Give Yourself a Job In Radio: Syndicate Yourself!
The radio game keeps changing. Pay-for-play, syndication, and voicetracking have led to the erosion of local radio jobs. So what can you do? If you can't beat 'em, join 'em. There aremyriad options and opportunities for you to be a job creator. Take your experience and talent and launch your own national radio show!

Science Journalism 101
The African-American community's relationship with STEM (science, technology, engineering, and math) has been fraught with challenges. One barrier to participation is lack of knowledge about these topics. Opportunities to report on recent discoveries at local colleges or by African-American scientists has largely been overlooked by the media targeted at this audience. Additionally, lack of news coverage by Ethnic News organizations on important topics such as energy, the environment, technology, product safety, personal health and other science topics is partly due to the unease general news reporters may have in covering science-intensive stories. This workshop will focus on helping reporters cultivate relationships with key scientists and engineers, and provide a list of media-ready African-American scientists and engineers.

The Art of the Live Shot
Live shots remain a staple of television news. Reporters are under pressure to make their live shots compelling, concise and relevant to viewers. This interactive workshop will demonstrate the do's and don'ts of television live shots. Is it ok to stand still? How do you walk and talk without distracting the viewer? How do you handle disruptions without getting yourself in trouble? Veteran, mid-career and beginning journalists will benefit from this discussion.

Branding of Y.O.U.
Be successful, consistently, by branding yourself as a life-long learner, a flexible and nimble worker and a change agent who gets results. It doesn't matter what your job is, you are the leader, manager, supervisor and decision maker of Y.O.U. YOU have to build, manage and update your identity. OWN who you are, and sell the best of who you are. Universally recite the things you want others to know, and say, about YOU. It's no longer good enough to rely on phone calls and emails. If you're not using social media, strategically networking, finding "gaps" and filling them, you're already behind. Walk away with a game plan with action steps, some of which you'll develop in the session. Each attending participant will have join a branding group online and receive a FREE three-month followup consultation. NOTE: Please bring web-accessible devices, i.e. smart phones, tablets, laptops, etc.
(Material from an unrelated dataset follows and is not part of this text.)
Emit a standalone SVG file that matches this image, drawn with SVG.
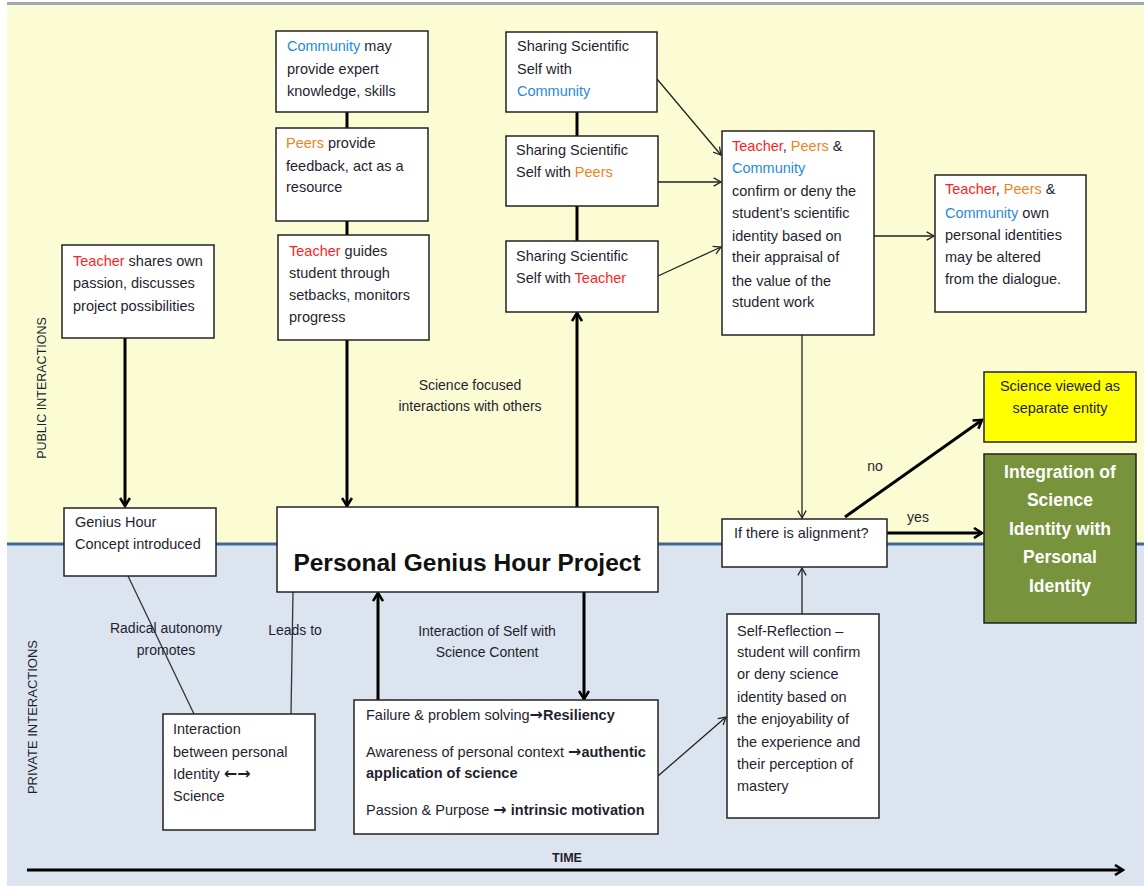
<svg xmlns="http://www.w3.org/2000/svg" width="1144" height="886" viewBox="0 0 1144 886">
<defs>
<style>
.box{fill:#fff;stroke:#222;stroke-width:1.5}
.t{font-family:"Liberation Sans",Arial,sans-serif;font-size:14.5px;fill:#1f1f2f}
.lbl{font-family:"Liberation Sans",Arial,sans-serif;font-size:14px;fill:#1f1f2f}
.b{font-weight:bold}
.ar{font-family:"DejaVu Sans",sans-serif;font-weight:bold;font-size:16px}
.red{fill:#ff1f1f}
.org{fill:#ee8422}
.blu{fill:#1f8bdb}
.thick{stroke:#000;stroke-width:3;fill:none}
.thin{stroke:#222;stroke-width:1.3;fill:none}
.plain{stroke:#333;stroke-width:1.3;fill:none}
</style>
<marker id="ah" viewBox="0 0 12 12" refX="10" refY="6" markerWidth="12" markerHeight="12" markerUnits="userSpaceOnUse" orient="auto">
<path d="M2,1 L10,6 L2,11" fill="none" stroke="#000" stroke-width="2.6"/>
</marker>
<marker id="as" viewBox="0 0 12 12" refX="10" refY="6" markerWidth="11" markerHeight="11" markerUnits="userSpaceOnUse" orient="auto">
<path d="M2,1.5 L10,6 L2,10.5" fill="none" stroke="#222" stroke-width="1.4"/>
</marker>
</defs>

<!-- background -->
<rect x="0" y="0" width="1144" height="886" fill="#ffffff"/>
<rect x="7" y="5" width="1137" height="539" fill="#fcfcd4"/>
<rect x="7" y="544" width="1137" height="342" fill="#dce4f0"/>
<rect x="7" y="2" width="1137" height="3" fill="#a3a9b0"/>
<line x1="7" y1="544" x2="1144" y2="544" stroke="#40679a" stroke-width="3"/>

<text class="lbl" transform="translate(46,388) rotate(-90)" text-anchor="middle" style="font-size:12.5px">PUBLIC INTERACTIONS</text>
<text class="lbl" transform="translate(37,717) rotate(-90)" text-anchor="middle" style="font-size:13px">PRIVATE INTERACTIONS</text>

<!-- connectors -->
<g id="connectors">
<line class="thick" x1="347" y1="112" x2="347" y2="128"/>
<line class="thick" x1="347" y1="221" x2="347" y2="235"/>
<line class="thick" x1="577" y1="112" x2="577" y2="136"/>
<line class="thick" x1="577" y1="206" x2="577" y2="241"/>
<line class="thick" x1="125" y1="338" x2="125" y2="506" marker-end="url(#ah)"/>
<line class="thick" x1="347" y1="340" x2="347" y2="506" marker-end="url(#ah)"/>
<line class="thick" x1="577" y1="507" x2="577" y2="313" marker-end="url(#ah)"/>
<line class="thick" x1="378" y1="700" x2="378" y2="593" marker-end="url(#ah)"/>
<line class="thick" x1="584" y1="592" x2="584" y2="699" marker-end="url(#ah)"/>
<line class="thin" x1="657" y1="79" x2="721" y2="155" marker-end="url(#as)"/>
<line class="thin" x1="658" y1="182" x2="721" y2="182" marker-end="url(#as)"/>
<line class="thin" x1="658" y1="276" x2="721" y2="247" marker-end="url(#as)"/>
<line class="thin" x1="874" y1="236" x2="934" y2="236" marker-end="url(#as)"/>
<line class="thin" x1="802" y1="335" x2="802" y2="518" marker-end="url(#as)"/>
<line class="thin" x1="802" y1="614" x2="802" y2="568" marker-end="url(#as)"/>
<line class="thin" x1="658" y1="776" x2="726" y2="717" marker-end="url(#as)"/>
<line class="plain" x1="128" y1="576" x2="194" y2="714"/>
<line class="plain" x1="293" y1="592" x2="291" y2="714"/>
<line class="thick" x1="845" y1="517" x2="982" y2="420" marker-end="url(#ah)"/>
<line class="thick" x1="887" y1="533" x2="982" y2="533" marker-end="url(#ah)"/>
<line class="thick" x1="27" y1="870" x2="1123" y2="870" marker-end="url(#ah)"/>
<text class="lbl" x="875" y="471" text-anchor="middle">no</text>
<text class="lbl" x="918" y="522" text-anchor="middle">yes</text>
<text class="lbl" x="166" y="633" text-anchor="middle">Radical autonomy</text>
<text class="lbl" x="166" y="655" text-anchor="middle">promotes</text>
<text class="lbl" x="295" y="635" text-anchor="middle">Leads to</text>
<text class="lbl" x="487" y="636" text-anchor="middle">Interaction of Self with</text>
<text class="lbl" x="487" y="657" text-anchor="middle">Science Content</text>
<text class="lbl" x="470" y="390" text-anchor="middle">Science focused</text>
<text class="lbl" x="470" y="411" text-anchor="middle">interactions with others</text>
<text class="lbl b" x="567" y="862" text-anchor="middle" style="font-size:12.5px">TIME</text>
</g>

<g id="community-expert">
<rect class="box" x="276" y="31" width="152" height="81"/>
<text class="t" x="287" y="51"><tspan class="blu">Community</tspan> may</text>
<text class="t" x="287" y="74">provide expert</text>
<text class="t" x="287" y="96">knowledge, skills</text>
</g>

<g id="peers-feedback">
<rect class="box" x="276" y="128" width="152" height="93"/>
<text class="t" x="286" y="148"><tspan class="org">Peers</tspan> provide</text>
<text class="t" x="286" y="171">feedback, act as a</text>
<text class="t" x="286" y="192">resource</text>
</g>

<g id="teacher-guides">
<rect class="box" x="278" y="235" width="151" height="105"/>
<text class="t" x="289" y="256"><tspan class="red">Teacher</tspan> guides</text>
<text class="t" x="289" y="278">student through</text>
<text class="t" x="289" y="300">setbacks, monitors</text>
<text class="t" x="289" y="322">progress</text>
</g>

<g id="share-community">
<rect class="box" x="506" y="32" width="151" height="80"/>
<text class="t" x="517" y="51">Sharing Scientific</text>
<text class="t" x="517" y="74">Self with</text>
<text class="t" x="517" y="96"><tspan class="blu">Community</tspan></text>
</g>

<g id="share-peers">
<rect class="box" x="506" y="136" width="152" height="70"/>
<text class="t" x="516" y="155">Sharing Scientific</text>
<text class="t" x="516" y="177">Self with <tspan class="org">Peers</tspan></text>
</g>

<g id="share-teacher">
<rect class="box" x="506" y="241" width="152" height="71"/>
<text class="t" x="516" y="261">Sharing Scientific</text>
<text class="t" x="516" y="283">Self with <tspan class="red">Teacher</tspan></text>
</g>

<g id="confirm-deny">
<rect class="box" x="722" y="131" width="152" height="204"/>
<text class="t" x="732" y="151"><tspan class="red">Teacher</tspan>, <tspan class="org">Peers</tspan> &amp;</text>
<text class="t" x="732" y="173"><tspan class="blu">Community</tspan></text>
<text class="t" x="732" y="196">confirm or deny the</text>
<text class="t" x="732" y="218">student’s scientific</text>
<text class="t" x="732" y="241">identity based on</text>
<text class="t" x="732" y="262">their appraisal of</text>
<text class="t" x="732" y="286">the value of the</text>
<text class="t" x="732" y="307">student work</text>
</g>

<g id="own-identities">
<rect class="box" x="935" y="175" width="151" height="137"/>
<text class="t" x="945" y="194"><tspan class="red">Teacher</tspan>, <tspan class="org">Peers</tspan> &amp;</text>
<text class="t" x="945" y="218"><tspan class="blu">Community</tspan> own</text>
<text class="t" x="945" y="240">personal identities</text>
<text class="t" x="945" y="262">may be altered</text>
<text class="t" x="945" y="284">from the dialogue.</text>
</g>

<g id="teacher-shares">
<rect class="box" x="62" y="245" width="152" height="93"/>
<text class="t" x="73" y="266"><tspan class="red">Teacher</tspan> shares own</text>
<text class="t" x="73" y="288">passion, discusses</text>
<text class="t" x="73" y="311">project possibilities</text>
</g>

<g id="genius-hour-concept">
<rect class="box" x="64" y="508" width="152" height="68"/>
<text class="t" x="75" y="527">Genius Hour</text>
<text class="t" x="75" y="549">Concept introduced</text>
</g>

<g id="personal-project">
<rect class="box" x="277" y="507" width="381" height="85"/>
<text class="t b" x="467" y="571" text-anchor="middle" style="font-size:24.5px;fill:#111">Personal Genius Hour Project</text>
</g>

<g id="interaction-identity">
<rect class="box" x="163" y="714" width="152" height="116"/>
<text class="t" x="173" y="734">Interaction</text>
<text class="t" x="173" y="757">between personal</text>
<text class="t" x="173" y="779">Identity <tspan class="ar">←→</tspan></text>
<text class="t" x="173" y="801">Science</text>
</g>

<g id="outcomes">
<rect class="box" x="354" y="700" width="304" height="134"/>
<text class="t" x="366" y="720">Failure &amp; problem solving<tspan class="ar">→</tspan><tspan class="b">Resiliency</tspan></text>
<text class="t" x="366" y="757">Awareness of personal context <tspan class="ar">→</tspan><tspan class="b">authentic</tspan></text>
<text class="t b" x="366" y="778">application of science</text>
<text class="t" x="366" y="815">Passion &amp; Purpose <tspan class="ar">→</tspan> <tspan class="b">intrinsic motivation</tspan></text>
</g>

<g id="self-reflection">
<rect class="box" x="727" y="614" width="152" height="204"/>
<text class="t" x="737" y="636">Self-Reflection –</text>
<text class="t" x="737" y="657">student will confirm</text>
<text class="t" x="737" y="679">or deny science</text>
<text class="t" x="737" y="702">identity based on</text>
<text class="t" x="737" y="724">the enjoyability of</text>
<text class="t" x="737" y="747">the experience and</text>
<text class="t" x="737" y="769">their perception of</text>
<text class="t" x="737" y="791">mastery</text>
</g>

<g id="alignment">
<rect class="box" x="722" y="519" width="165" height="48"/>
<text class="t" x="734" y="538">If there is alignment?</text>
</g>

<g id="separate-entity">
<rect x="984" y="372" width="152" height="70" fill="#ffff00" stroke="#222" stroke-width="1.5"/>
<text class="t" x="1060" y="391" text-anchor="middle">Science viewed as</text>
<text class="t" x="1060" y="413" text-anchor="middle">separate entity</text>
</g>

<g id="integration">
<rect x="984" y="454" width="152" height="169" fill="#77933c" stroke="#222" stroke-width="1.5"/>
<text class="t b" x="1060" y="478" text-anchor="middle" style="font-size:17.5px;fill:#fff">Integration of</text>
<text class="t b" x="1060" y="506" text-anchor="middle" style="font-size:17.5px;fill:#fff">Science</text>
<text class="t b" x="1060" y="535" text-anchor="middle" style="font-size:17.5px;fill:#fff">Identity with</text>
<text class="t b" x="1060" y="563" text-anchor="middle" style="font-size:17.5px;fill:#fff">Personal</text>
<text class="t b" x="1060" y="592" text-anchor="middle" style="font-size:17.5px;fill:#fff">Identity</text>
</g>
</svg>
The Juggling Journalist: How to Do it All, and Do it Well
As journalists, we all learned the basics very early: present a balanced story. Attribute your quotes. Double, then triple check every fact. But when you have to worry about lighting an interview, single-handedly transporting yourself (and your gear) across town or posting updates to three different social media platforms, do some of those things slip through the cracks? Or is it those "extra” obligations that must suffer? How do you find time to creatively shoot a story, but make sure your reporting doesn't suffer? How do you compete with full crews from other stations? And how do you navigate your own newsroom – staying competitive with the two-person crews and not being pigeon-holed into telling "cute, B-block” stories? In this workshop, we will focus on multimedia journalism as a career: how to "do it all,” and do it well.

Play-By-Play: 25 Years of Sports News and Advocacy
2013 NABJ Hall of Fame inductee Wendall Smith was a legendary baseball reporter. During his day, he was denied entrance as a member to the Baseball Writers Association because of his race. Stories like this were the norm for black journalists. Twenty five years ago, the NABJ Sports Task Force was born to help provide a formalized support and advocacy system for those who wanted to pursue this craft. Five years later, the Sports Journalism Institute was created out of the Sports Task Force as a program geared to train college students for careers in the industry. We examine the impacts of both institutions on the industry and where are we headed.